Stem Cells Ready for Prime Time in Drug Discovery

Survival, growth, and storage conditions fine-tuned for screening assays.

SHERYL P. DENKER

The Burrill Report

“There are many rare, ‘orphan’ genetic diseases that will never be addressed through the costly current model of drug development.”

While curative stem cell therapies may be years away, scientists say that conditions are ripe to harness the power of certain stem cells in large-scale drug screening.

A team at Sloan-Kettering Institute for Cancer Research and the Institute for Cell Engineering at Johns Hopkins University have taken skin cells of patients suffering from a rare genetic disorder, familial dysautonomia (FD), and created neural crest stem cells containing the single mutation that causes 99.5 percent of FD cases.

Using the created stem cells, the team successfully found a compound that recovered the mutation of the diseased protein by compiling and screening a library of structurally diverse bioactive compounds covering drugs approved by the U.S. Food and Drug Administration.

“Using those stem cells, we can understand human genetic disorders and how those symptoms are presenting,” says Gabsang Lee, Assistant Professor of Neurology and Neuroscience at Johns Hopkins, “We can also use those cells for high-throughput screening in an individualized manner.”

Critical to their success was to establish growth conditions for the diseased neural crest cells that would allow these induced pluripotent stem cells (iPSCs) to tolerate the large scale expansion, freezing, storing and thawing necessary for drug development, the team says in a paper about the work published in the journal Nature.

Since the first reports on establishing human iPSCs, the use of disease-specific cells for drug validation and drug discovery has been an important goal. “There are many rare, ‘orphan’ genetic diseases that will never be addressed through the costly current model of drug development,” Lee explains. “We’ve shown that there may be another way forward to treat these illnesses.”

The group has shown that it is feasible to perform primary screens in iPSC-derived cells for thousands of clinically relevant compounds and they suggest that development of iPSC-based assays for other rare diseases could “contribute to rational clinical trial design and herald an emerging drug discovery approach that moves us closer to an era of personalized medicine.”

This is especially critical for rare neurological diseases, where large numbers of diseased cells are difficult to obtain and the market for a potential therapy is small.
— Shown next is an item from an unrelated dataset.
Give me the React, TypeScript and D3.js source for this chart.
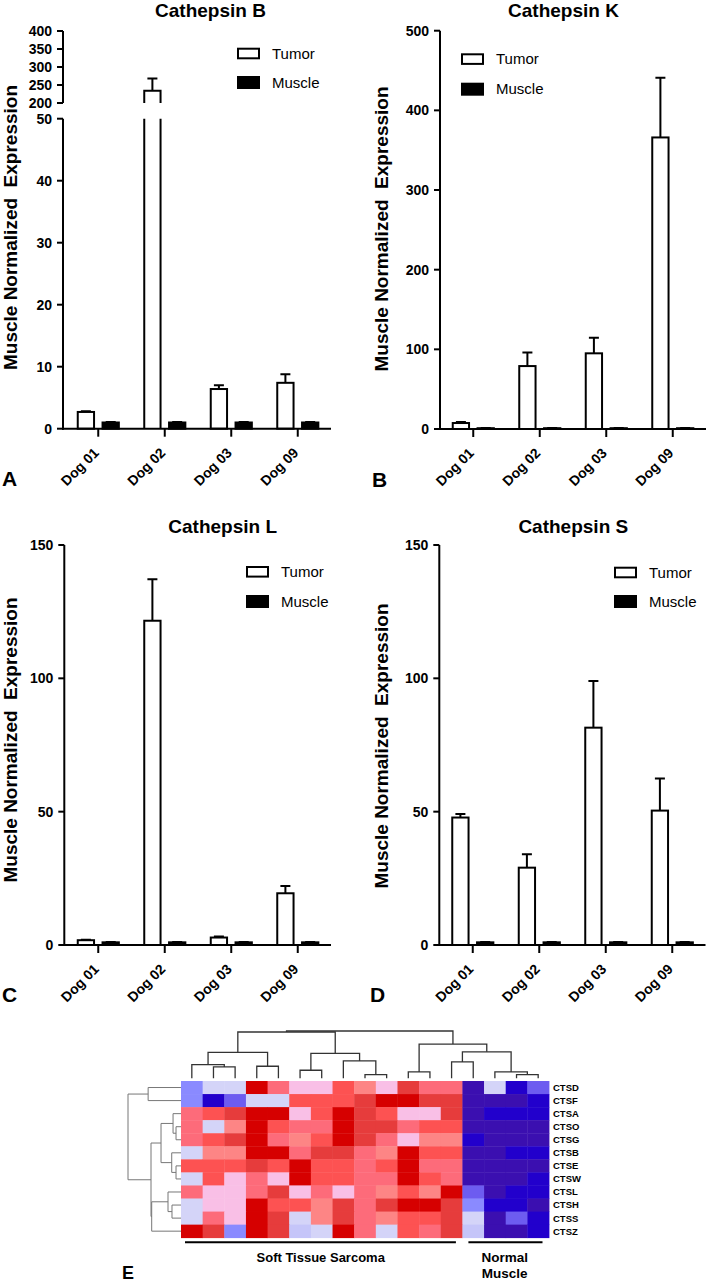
import React from "react";
import * as d3 from "d3";

const FONT = "'Liberation Sans', Arial, Helvetica, sans-serif";

// ---------- bar chart data ----------
const dogs = ["Dog 01", "Dog 02", "Dog 03", "Dog 09"];
const seriesNames = ["Tumor", "Muscle"];

const catBTumor = [2.7, 234, 6.4, 7.4];
const catBTumorErr = [0.1, 34, 0.6, 1.4];
const catKTumor = [7.5, 79, 95, 366];
const catKTumorErr = [1.2, 17, 19.5, 75];
const catLTumor = [1.8, 121.6, 2.8, 19.4];
const catLTumorErr = [0.2, 15.6, 0.4, 2.7];
const catSTumor = [47.8, 29, 81.5, 50.4];
const catSTumorErr = [1.3, 5, 17.5, 12];
const muscleValues = [1, 1, 1, 1];
const muscleErr = [0.1, 0.1, 0.1, 0.1];

const ticksBLow = [0, 10, 20, 30, 40, 50];
const ticksBHigh = [200, 250, 300, 350, 400];
const ticksK = [0, 100, 200, 300, 400, 500];
const ticksLS = [0, 50, 100, 150];

const yLabel = "Muscle Normalized\u00a0 Expression";

// ---------- heatmap data ----------
const genes = ["CTSD", "CTSF", "CTSA", "CTSO", "CTSG", "CTSB", "CTSE", "CTSW", "CTSL", "CTSH", "CTSS", "CTSZ"];
const groupLabels = ["Soft Tissue Sarcoma", "Normal", "Muscle"];
const sarcomaCount = 13;
const muscleCount = 4;

const rowCTSD = [-1.5, -0.5, -0.5, 3, 1.5, 0.5, 0.5, 2, 1.2, 0.5, 2.4, 1.5, 1.5, -3, -0.5, -2.6, -2];
const rowCTSF = [-1.5, -2.6, -2, -0.5, -0.5, 2, 2, 2, 2.4, 3, 3, 2.4, 2.4, -3, -3, -3, -2.6];
const rowCTSA = [1.5, 2, 2.4, 3, 3, 0.5, 2, 3, 2.4, 2, 0.5, 0.5, 2.4, -3, -2.6, -2.6, -2.6];
const rowCTSO = [1.5, -0.5, 1.2, 3, 2, 1.5, 1.5, 3, 2.4, 2.4, 1.5, 2, 2, -3, -3, -3, -3];
const rowCTSG = [1.5, 2, 2.4, 3, 1.5, 1.2, 2, 3, 2.4, 1.5, 0.5, 1.2, 1.2, -2.6, -3, -3, -3];
const rowCTSB = [-0.5, 1.2, 1.2, 3, 3, 1.5, 2.4, 2.4, 1.5, 1.2, 3, 2, 2, -3, -3, -2.6, -2.6];
const rowCTSE = [2, 2, 2, 2.4, 2, 3, 2, 2, 1.5, 2, 3, 1.5, 1.5, -3, -3, -3, -3];
const rowCTSW = [-0.5, 2, 0.5, 1.5, 0.5, 3, 2, 2, 1.5, 1.5, 3, 2, 1.5, -3, -3, -3, -2.6];
const rowCTSL = [1.5, 0.5, 0.5, 1.5, 2.4, 0.5, 1.5, 0.5, 1.5, 1.2, 2, 1.2, 3, -2, -3, -2.6, -2.6];
const rowCTSH = [-0.5, 0.5, 0.5, 3, 2, 2, 1.2, 2.4, 1.5, 2.4, 3, 3, 2.4, -1.5, -2.6, -2.6, -3];
const rowCTSS = [-0.5, 1.5, 0.5, 3, 2.4, -0.5, 1.2, 2.4, 1.5, 1.2, 2, 2, 2.4, -0.5, -3, -2, -2.6];
const rowCTSZ = [3, 2.4, -1.5, 3, 2.4, -0.7, -0.5, 3, 1.5, -0.5, 2, 1.5, 2.4, -0.7, -3, -3, -2.6];
const heatRows = [rowCTSD, rowCTSF, rowCTSA, rowCTSO, rowCTSG, rowCTSB, rowCTSE, rowCTSW, rowCTSL, rowCTSH, rowCTSS, rowCTSZ];

const colorStops = [-3, -2.6, -2, -1.5, -0.5, 0.5, 1.2, 1.5, 2, 2.4, 3];
const colorValues = ["#3b0fb0", "#2200cc", "#6d5cf0", "#8a8aff", "#d4d4f8", "#f9bfe6", "#fd8585", "#fd6b7a", "#fd5252", "#e63c3c", "#d60000"];

// linkage: [childA, childB, height]; indices >= n refer to earlier merges
const colLinkage: [number, number, number][] = [
  [1, 2, 0.24], [0, 17, 0.29], [3, 4, 0.255], [18, 19, 0.547],
  [5, 6, 0.17], [8, 9, 0.079], [7, 22, 0.368], [21, 23, 0.526],
  [20, 24, 0.979], [10, 11, 0.134], [12, 13, 0.347], [15, 16, 0.079],
  [14, 28, 0.134], [27, 29, 0.56], [26, 30, 0.723], [25, 31, 1.0],
];
const rowLinkage: [number, number, number][] = [
  [0, 1, 0.62], [3, 4, 0.094], [2, 13, 0.15], [6, 7, 0.094],
  [5, 15, 0.175], [14, 16, 0.377], [9, 10, 0.17], [8, 18, 0.245],
  [19, 11, 0.553], [17, 20, 0.566], [12, 21, 1.0],
];

// ---------- layout ----------
type Seg = { domain: [number, number]; range: [number, number]; ticks: number[] };
type Panel = {
  title: string; tumor: number[]; err: number[]; segs: Seg[];
  axisX: number; xRange: [number, number]; titleX: number; titleY: number;
  legX: number; legY: number; legY2: number; labX: number; labY: number;
  letter: string; letterX: number; letterY: number;
};

const panels: Panel[] = [
  {
    title: "Cathepsin B", tumor: catBTumor, err: catBTumorErr,
    segs: [
      { domain: [0, 50], range: [428.7, 118.7], ticks: ticksBLow },
      { domain: [200, 400], range: [103, 31], ticks: ticksBHigh },
    ],
    axisX: 63, xRange: [65, 331], titleX: 210.5, titleY: 17,
    legX: 237, legY: 47.7, legY2: 76, labX: 17, labY: 227.5,
    letter: "A", letterX: 2, letterY: 486,
  },
  {
    title: "Cathepsin K", tumor: catKTumor, err: catKTumorErr,
    segs: [{ domain: [0, 500], range: [429, 30.7], ticks: ticksK }],
    axisX: 440, xRange: [440, 706], titleX: 563.5, titleY: 17,
    legX: 461, legY: 53.3, legY2: 82.7, labX: 388, labY: 229,
    letter: "B", letterX: 372, letterY: 487,
  },
  {
    title: "Cathepsin L", tumor: catLTumor, err: catLTumorErr,
    segs: [{ domain: [0, 150], range: [945, 545], ticks: ticksLS }],
    axisX: 64.3, xRange: [65, 331], titleX: 222.7, titleY: 532.5,
    legX: 246, legY: 566, legY2: 595, labX: 16.5, labY: 740,
    letter: "C", letterX: 2, letterY: 1002,
  },
  {
    title: "Cathepsin S", tumor: catSTumor, err: catSTumorErr,
    segs: [{ domain: [0, 150], range: [945, 545], ticks: ticksLS }],
    axisX: 439.3, xRange: [439.5, 705.5], titleX: 573.3, titleY: 533,
    legX: 614, legY: 566.7, legY2: 595, labX: 388, labY: 746,
    letter: "D", letterX: 370, letterY: 1002,
  },
];

function segScale(s: Seg) {
  return d3.scaleLinear().domain(s.domain).range(s.range);
}
function yOf(segs: Seg[], v: number) {
  const s = segs.find((g) => v <= g.domain[1]) || segs[segs.length - 1];
  return segScale(s)(v);
}

function Bar({ segs, v, x, w, fill }: { segs: Seg[]; v: number; x: number; w: number; fill: string }) {
  const els: React.ReactNode[] = [];
  segs.forEach((s, i) => {
    const sc = segScale(s);
    if (v < s.domain[0]) return;
    const yb = s.range[0];
    if (v > s.domain[1] && i < segs.length - 1) {
      const yt = s.range[1];
      els.push(<rect key={"f" + i} x={x} y={yt} width={w} height={yb - yt} fill={fill} stroke="none" />);
      els.push(<path key={"p" + i} d={`M${x},${yb}V${yt}M${x + w},${yb}V${yt}`} stroke="#000" strokeWidth={2} fill="none" />);
    } else {
      const yt = sc(v);
      if (i === 0) {
        els.push(<rect key={"r" + i} x={x} y={yt} width={w} height={yb - yt} fill={fill} stroke="#000" strokeWidth={2} />);
      } else {
        els.push(<rect key={"f" + i} x={x} y={yt} width={w} height={yb - yt} fill={fill} stroke="none" />);
        els.push(<path key={"p" + i} d={`M${x},${yb}V${yt}H${x + w}V${yb}`} stroke="#000" strokeWidth={2} fill="none" />);
      }
    }
  });
  return <g>{els}</g>;
}

function BarPanel({ p }: { p: Panel }) {
  const x = d3.scaleBand<string>().domain(dogs).range(p.xRange).padding(0);
  const y0 = p.segs[0].range[0];
  const barW = 16.3;
  const tumorOff = -20.5;
  const muscleOff = 4.3;
  return (
    <g fontFamily={FONT}>
      <text x={p.titleX} y={p.titleY} textAnchor="middle" fontWeight="bold" fontSize={19}>{p.title}</text>
      {p.segs.map((s, i) => {
        const sc = segScale(s);
        return (
          <g key={i}>
            <line x1={p.axisX} x2={p.axisX} y1={s.range[0] + (i === 0 ? 1 : 0)} y2={s.range[1]} stroke="#000" strokeWidth={2} />
            {s.ticks.map((t) => (
              <g key={t}>
                <line x1={p.axisX - 6} x2={p.axisX} y1={sc(t)} y2={sc(t)} stroke="#000" strokeWidth={2} />
                <text x={p.axisX - 11} y={sc(t)} dy="0.36em" textAnchor="end" fontWeight="bold" fontSize={14}>{t}</text>
              </g>
            ))}
          </g>
        );
      })}
      {dogs.map((d, i) => {
        const c = (x(d) as number) + x.bandwidth() / 2;
        const tx = c + tumorOff;
        const mx = c + muscleOff;
        const tv = p.tumor[i];
        const te = p.tumor[i] + p.err[i];
        const mv = muscleValues[i];
        const me = muscleValues[i] + muscleErr[i];
        const tc = tx + barW / 2;
        const mc = mx + barW / 2;
        return (
          <g key={d}>
            <path d={`M${tc},${yOf(p.segs, tv)}V${yOf(p.segs, te)}M${tc - 5},${yOf(p.segs, te)}H${tc + 5}`} stroke="#000" strokeWidth={2} fill="none" />
            <Bar segs={p.segs} v={tv} x={tx} w={barW} fill="#fff" />
            <path d={`M${mc},${yOf(p.segs, mv)}V${yOf(p.segs, me)}M${mc - 5},${yOf(p.segs, me)}H${mc + 5}`} stroke="#000" strokeWidth={2} fill="none" />
            <Bar segs={p.segs} v={mv} x={mx} w={barW} fill="#000" />
            <line x1={c} x2={c} y1={y0} y2={y0 + 8} stroke="#000" strokeWidth={2} />
            <text transform={`translate(${c + 1.5},${y0 + 25}) rotate(-45)`} textAnchor="end" fontWeight="bold" fontSize={14}>{d}</text>
          </g>
        );
      })}
      <line x1={p.axisX - 1} x2={p.xRange[1]} y1={y0} y2={y0} stroke="#000" strokeWidth={2} />
      <rect x={p.legX + 1} y={p.legY + 1} width={21} height={9.6} fill="#fff" stroke="#000" strokeWidth={2} />
      <text x={p.legX + 35} y={p.legY + 10.8} fontSize={15}>{seriesNames[0]}</text>
      <rect x={p.legX + 1} y={p.legY2 + 1} width={21} height={11} fill="#000" stroke="#000" strokeWidth={2} />
      <text x={p.legX + 35} y={p.legY2 + 11.5} fontSize={15}>{seriesNames[1]}</text>
      <text transform={`translate(${p.labX},${p.labY}) rotate(-90)`} textAnchor="middle" fontWeight="bold" fontSize={19}>{yLabel}</text>
      <text x={p.letterX} y={p.letterY} fontWeight="bold" fontSize={21}>{p.letter}</text>
    </g>
  );
}

function Heatmap() {
  const nCols = sarcomaCount + muscleCount;
  const cols = d3.range(nCols);
  const x = d3.scaleBand<number>().domain(cols).range([181, 549]);
  const y = d3.scaleBand<string>().domain(genes).range([1081, 1237.7]);
  const color = d3.scaleLinear<string>().domain(colorStops).range(colorValues).clamp(true);

  const colH = d3.scaleLinear().domain([0, 1]).range([1078.3, 1031]);
  const cPos: number[] = cols.map((c) => (x(c) as number) + x.bandwidth() / 2);
  const cY: number[] = cols.map(() => colH(0));
  const colPaths: string[] = [];
  colLinkage.forEach(([a, b, h], k) => {
    const yy = colH(h);
    colPaths.push(`M${cPos[a]},${cY[a]}V${yy}H${cPos[b]}V${cY[b]}`);
    cPos[nCols + k] = (cPos[a] + cPos[b]) / 2;
    cY[nCols + k] = yy;
  });

  const nRows = genes.length;
  const rowH = d3.scaleLinear().domain([0, 1]).range([181, 128]);
  const rPos: number[] = genes.map((g) => (y(g) as number) + y.bandwidth() / 2);
  const rX: number[] = genes.map(() => rowH(0));
  const rowPaths: string[] = [];
  rowLinkage.forEach(([a, b, h], k) => {
    const xx = rowH(h);
    rowPaths.push(`M${rX[a]},${rPos[a]}H${xx}V${rPos[b]}H${rX[b]}`);
    rPos[nRows + k] = (rPos[a] + rPos[b]) / 2;
    rX[nRows + k] = xx;
  });

  const sarcStart = x(0) as number;
  const sarcEnd = (x(sarcomaCount - 1) as number) + x.bandwidth();
  const musStart = x(sarcomaCount) as number;
  const musEnd = (x(nCols - 1) as number) + x.bandwidth();

  return (
    <g fontFamily={FONT}>
      {heatRows.map((row, r) =>
        row.map((v, c) => (
          <rect key={r + "-" + c} x={x(c)} y={y(genes[r])} width={x.bandwidth() + 0.4} height={y.bandwidth() + 0.4} fill={color(v)} />
        ))
      )}
      {colPaths.map((d, i) => (
        <path key={"c" + i} d={d} stroke="#333" strokeWidth={1.3} fill="none" />
      ))}
      {rowPaths.map((d, i) => (
        <path key={"r" + i} d={d} stroke="#777" strokeWidth={1} fill="none" />
      ))}
      {genes.map((g) => (
        <text key={g} x={553} y={(y(g) as number) + y.bandwidth() / 2} dy="0.36em" fontWeight="bold" fontSize={9.5}>{g}</text>
      ))}
      <line x1={sarcStart + 4} x2={sarcEnd - 6.5} y1={1242.3} y2={1242.3} stroke="#000" strokeWidth={2} />
      <line x1={musStart + 6} x2={musEnd - 6.5} y1={1242.3} y2={1242.3} stroke="#000" strokeWidth={2} />
      <text x={(sarcStart + sarcEnd) / 2 - 1} y={1261.5} textAnchor="middle" fontWeight="bold" fontSize={13}>{groupLabels[0]}</text>
      <text x={(musStart + musEnd) / 2 - 1} y={1261.5} textAnchor="middle" fontWeight="bold" fontSize={13.5}>{groupLabels[1]}</text>
      <text x={(musStart + musEnd) / 2 - 1} y={1277.5} textAnchor="middle" fontWeight="bold" fontSize={13.5}>{groupLabels[2]}</text>
      <text x={122} y={1278.5} fontWeight="bold" fontSize={18}>E</text>
    </g>
  );
}

export default function App() {
  return (
    <svg width={708} height={1281} viewBox="0 0 708 1281" style={{ position: "absolute", left: 0, top: 0, background: "#fff" }}>
      <rect width={708} height={1281} fill="#fff" />
      {panels.map((p) => (
        <BarPanel key={p.title} p={p} />
      ))}
      <Heatmap />
    </svg>
  );
}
Also in November, another team reported the first mouse model of FD. Although the genetic mutation in FD was identified in 2001, mouse models that accurately mimic the disease have been difficult to establish. The group leading the animal study found that slight increases in the amount of the mutated protein were enough to improve the animal’s symptoms and increase its life span. The animal model, together with the drug screening effort, is certain to accelerate treatment discoveries for this hereditary disease.